Monarch Airlines Bankruptcy Leaves 110,000 Without Flights

Monarch Airlines a budget carrier based in Britain declared bankruptcy and stopped its operations, which left as many as 110,000 passengers stranded after the cancellation of flights of the airline.

On Monday, the airline entered bankruptcy in what is being called the biggest-ever collapse of an airline in the UK, after it struggled to maintain its operations during a difficult price war.

Analysts in London said that mounting pressures from costs and the increasingly competitive conditions of the short-haul market of Europe contribute to the airline experiencing losses on a regular basis.

The Monarch Aircraft Engineering business which is the group engineering arm did not enter bankruptcy and will continue operating normally with its shares still trading.

The Civil Aviation Authority (CAA) of the UK launched is program to help bring home the stranded travelers on new flights. The program covers those flying now and that are due to fly back prior to October 15, which authorities estimate to be more than 110,000 people.
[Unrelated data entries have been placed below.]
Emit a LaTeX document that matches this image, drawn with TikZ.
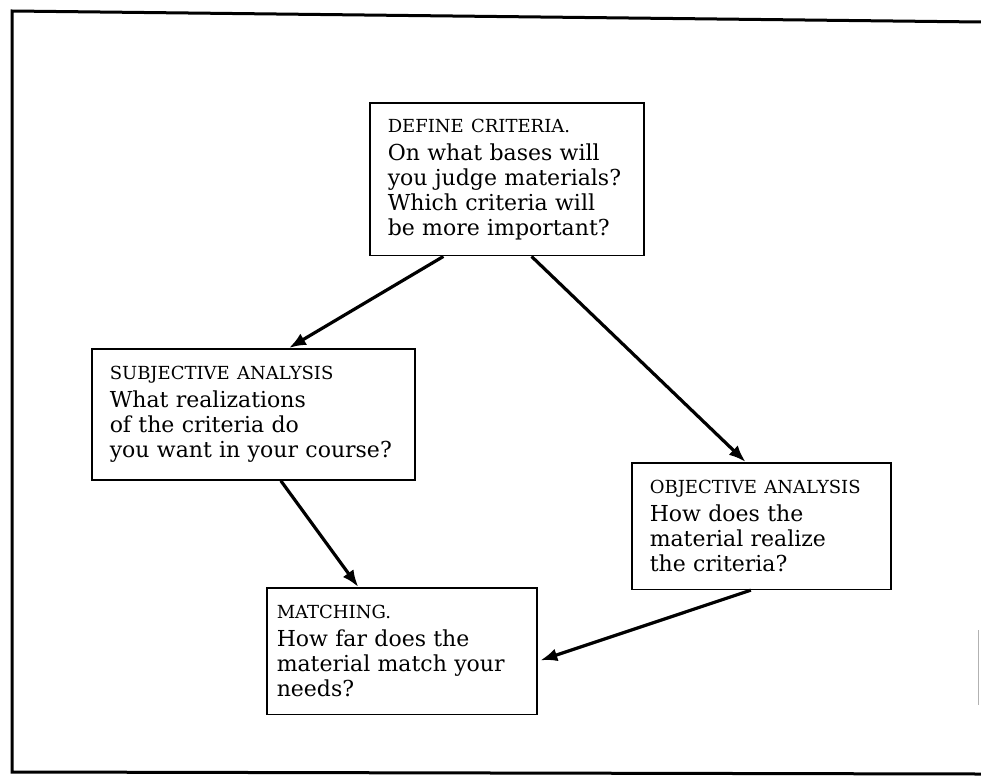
\documentclass[tikz,border=0pt]{standalone}
\usepackage{fontspec}
\setmainfont{DejaVu Serif}
\usetikzlibrary{arrows.meta,calc}
\newcommand{\stagehead}[1]{{\fontsize{18}{20}\selectfont #1}}
\tikzset{
  stage/.style={draw, line width=1.5pt, anchor=north west, align=left,
    inner xsep=18pt, inner ysep=17.5pt, font=\fontsize{22}{25}\selectfont},
  flow/.style={line width=3.2pt, -{Latex[length=17pt,width=13pt]}},
  frame/.style={line width=3pt}
}

\begin{document}
\begin{tikzpicture}[x=1pt,y=-1pt]
    \useasboundingbox (0,0) rectangle (981,776);

    \coordinate (TL) at (12,11);
    \coordinate (TR) at (981,22);
    \coordinate (BL) at (12,772);
    \coordinate (BR) at (981,774);
    \draw[frame] (TR) -- (TL) -- (BL) -- (BR);
    \draw[gray!60, line width=0.6pt] (978,630) -- (978,705);

    \node[stage, text width=238pt, inner ysep=16pt] (define) at (369,102)
        {\stagehead{DEFINE CRITERIA.}\\[3pt]
         On what bases will\\ you judge materials?\\
         Which criteria will\\ be more important?};

    \node[stage, text width=287pt] (subj) at (91,348)
        {\stagehead{SUBJECTIVE ANALYSIS}\\[3pt]
         What realizations\\ of the criteria do\\
         you want in your course?};

    \node[stage, text width=223pt] (obj) at (631,462)
        {\stagehead{OBJECTIVE ANALYSIS}\\[3pt]
         How does the\\ material realize\\ the criteria?};

    \node[stage, inner xsep=10pt, text width=250pt] (match) at (266,587)
        {\stagehead{MATCHING.}\\[3pt]
         How far does the\\ material match your\\ needs?};

    \draw[flow] ($(define.south west)!0.27!(define.south east)$)
        -- ($(subj.north west)!0.61!(subj.north east)$);
    \draw[flow] ($(define.south west)!0.59!(define.south east)$)
        -- ($(obj.north west)!0.44!(obj.north east)$);
    \draw[flow] ($(subj.south west)!0.585!(subj.south east)$)
        -- ($(match.north west)!0.34!(match.north east)$);
    \draw[flow, shorten >=3pt] ($(obj.south west)!0.46!(obj.south east)$)
        -- ($(match.north east)!0.58!(match.south east)$);
\end{tikzpicture}
\end{document}
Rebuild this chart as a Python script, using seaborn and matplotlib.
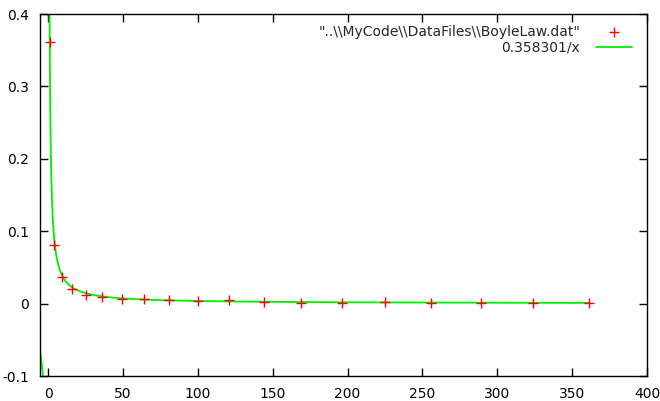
import numpy as np
import pandas as pd
import matplotlib
matplotlib.use('Agg')
import matplotlib.pyplot as plt
import seaborn as sns

# Data (volume vs pressure-ish)
x_vals = [1, 4, 9, 16, 25, 36, 49, 64, 81, 100, 121, 144, 169, 196, 225, 256, 289, 324, 361]
y_vals = [0.362, 0.0805, 0.0363, 0.0207, 0.012, 0.0087, 0.006, 0.006, 0.0046, 0.003,
          0.0045, 0.0023, 0.0012, 0.0014, 0.0016, 0.001, 0.001, 0.001, 0.001]
fit_coef = 0.358301
data_label = '"..\\\\MyCode\\\\DataFiles\\\\BoyleLaw.dat"'
fit_label = '0.358301/x'

sns.set_style('ticks')
plt.rcParams['font.family'] = ['DejaVu Sans']

df = pd.DataFrame({'x': x_vals, 'y': y_vals})

# fitted function sampled on both sides of the pole at x=0, up to last data point
xp = np.linspace(0.5, max(x_vals), 3000)
xn = np.linspace(-6, -0.5, 200)
fit_pos = pd.DataFrame({'x': xp, 'y': fit_coef / xp})
fit_neg = pd.DataFrame({'x': xn, 'y': fit_coef / xn})

fig = plt.figure(figsize=(6.6, 4.01), dpi=100)
ax = fig.add_axes([40 / 660, 1 - 376 / 401, 607 / 660, 362 / 401])

sns.scatterplot(data=df, x='x', y='y', ax=ax, marker='+', color='red', s=60,
                linewidth=1.0, label=data_label, zorder=3)
sns.lineplot(data=fit_pos, x='x', y='y', ax=ax, color='#00f000', linewidth=1.3,
             label=fit_label, sort=False, zorder=2)
sns.lineplot(data=fit_neg, x='x', y='y', ax=ax, color='#00f000', linewidth=1.3,
             sort=False, legend=False, zorder=2)

ax.set_xlim(-5.5, 400)
ax.set_ylim(-0.1, 0.4)
ax.set_xticks(np.arange(0, 401, 50))
ax.set_yticks([-0.1, 0, 0.1, 0.2, 0.3, 0.4])
ax.yaxis.set_major_formatter(matplotlib.ticker.FormatStrFormatter('%g'))
ax.set_xlabel('')
ax.set_ylabel('')
ax.tick_params(direction='in', length=6, width=1, top=True, right=True,
               labelsize=10, colors='black')
ax.tick_params(axis='x', pad=8)
ax.tick_params(axis='y', pad=8)
for s in ax.spines.values():
    s.set_visible(True)
    s.set_color('black')
    s.set_linewidth(1)

ax.legend(loc='upper right', frameon=False, markerfirst=False, fontsize=10,
          handlelength=2.6, handletextpad=1.1, labelspacing=0.1,
          borderaxespad=0.4, bbox_to_anchor=(0.993, 1.0))

fig.savefig('out.png', dpi=100)
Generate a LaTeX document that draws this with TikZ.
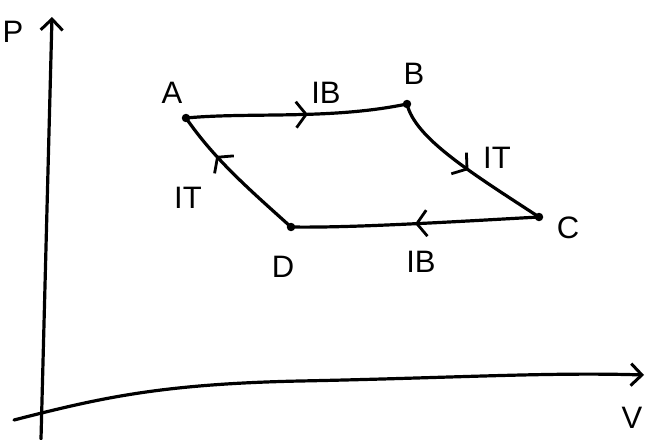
\documentclass[tikz,border=0pt]{standalone}
\usepackage{fontspec}
\setmainfont{Liberation Sans}
\usetikzlibrary{arrows.meta,decorations.markings}
\begin{document}
\begin{tikzpicture}[x=1pt,y=-1pt,
  ink/.style={line width=3.2pt,line cap=round,line join=round},
  barb/.style={-{Straight Barb[length=11pt,width=22pt,line width=3pt]}},
  midarrow/.style={postaction={decorate},decoration={markings,mark=at position #1 with {\arrow{Straight Barb[length=10pt,width=26pt,line width=2.8pt]}}}},
  statept/.style={circle,fill,inner sep=3pt},
  lbl/.style={font=\fontsize{31}{31}\selectfont,inner sep=0pt}]
\useasboundingbox (0,0) rectangle (645,439);
% axes
\coordinate (ybot) at (41,439);
\coordinate (ytop) at (52,17);
\coordinate (xleft) at (14,420);
\coordinate (xmid) at (300,381);
\coordinate (xright) at (644,375);
\draw[ink,barb] (ybot) -- (ytop);
\draw[ink,barb] (xleft) .. controls (100,398) and (160,384) .. (xmid) .. controls (450,378) and (550,372) .. (xright);
\node[lbl] (P) at (13,32) {P};
\node[lbl] (V) at (632,418) {V};
% states
\node[statept] (A) at (186,118) {};
\node[statept] (B) at (407,104) {};
\node[statept] (C) at (539,217) {};
\node[statept] (D) at (291,227) {};
\node[lbl] (lA) at (172,93) {A};
\node[lbl] (lB) at (414,74) {B};
\node[lbl] (lC) at (568,228) {C};
\node[lbl] (lD) at (283,267) {D};
% processes
\draw[ink,midarrow=0.55] (A.center) .. controls (250,112) and (330,120) .. (B.center);
\draw[ink,midarrow=0.52] (B.center) .. controls (415,138) and (470,172) .. (C.center);
\draw[ink,midarrow=0.5] (C.center) .. controls (450,222) and (350,228) .. (D.center);
\draw[ink,midarrow=0.68] (D.center) .. controls (250,190) and (215,160) .. (A.center);
\node[lbl] (lAB) at (326,93) {IB};
\node[lbl] (lBC) at (497,158) {IT};
\node[lbl] (lCD) at (421,262) {IB};
\node[lbl] (lDA) at (188,198) {IT};
\end{tikzpicture}
\end{document}
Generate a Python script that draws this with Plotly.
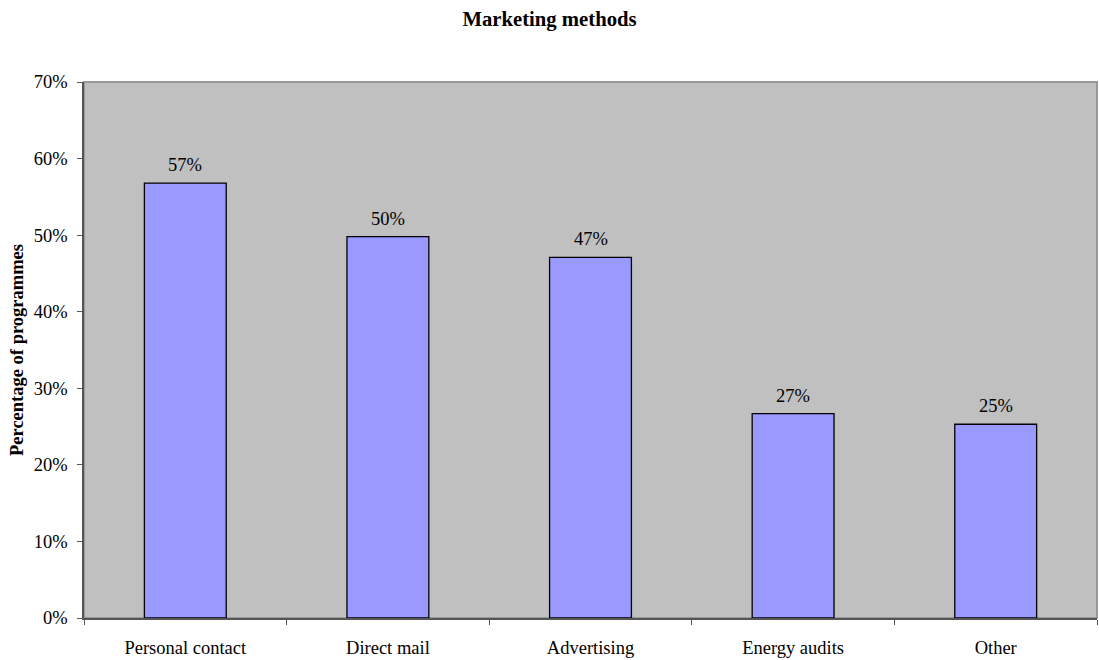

The CEO of the CAA this was the largest ever airline in the UK to cease trading, so the UK government asked the CAA to help support the airline’s customers that are abroad to return to the UK when their vacations are over at no additional cost to the passengers.

However, those passengers who have not yet left on their scheduled trip were told not to report to the airport, as in all more than 300,000 future passenger bookings were cancelled.

Those who purchased tickets prior to December 14, 2016 are able to make their claim for compensation through the ATOL industry protection program for UK consumers, said authorities. People who purchased tickets after that date cannot file a claim.

The ongoing battle between low-cost airlines in Europe for passengers has pressured the prices of tickets lower, pushing some carriers into financial problems.

The second largest carrier in Germany Air Berlin filed for bankruptcy in August and Italy’s Alitalia has its assets under pressure after the flagship airline of Italy went insolvent.

During September, Ryanair had to cancel more than 18,000 flights after suspending 34 of its routes until March of 2018, placing the blame on vacation scheduling of its pilots.

Monarch was heading toward losing £60 million or $80 million in 2017 and over £100 million in 2018, said the CEO of the airline Andrew Swaffield.

Some of the airline’s costs increases following the drop in the sterling pound following the 2016 Brexit vote and the search for a buyer for the airline failed, said Swaffield.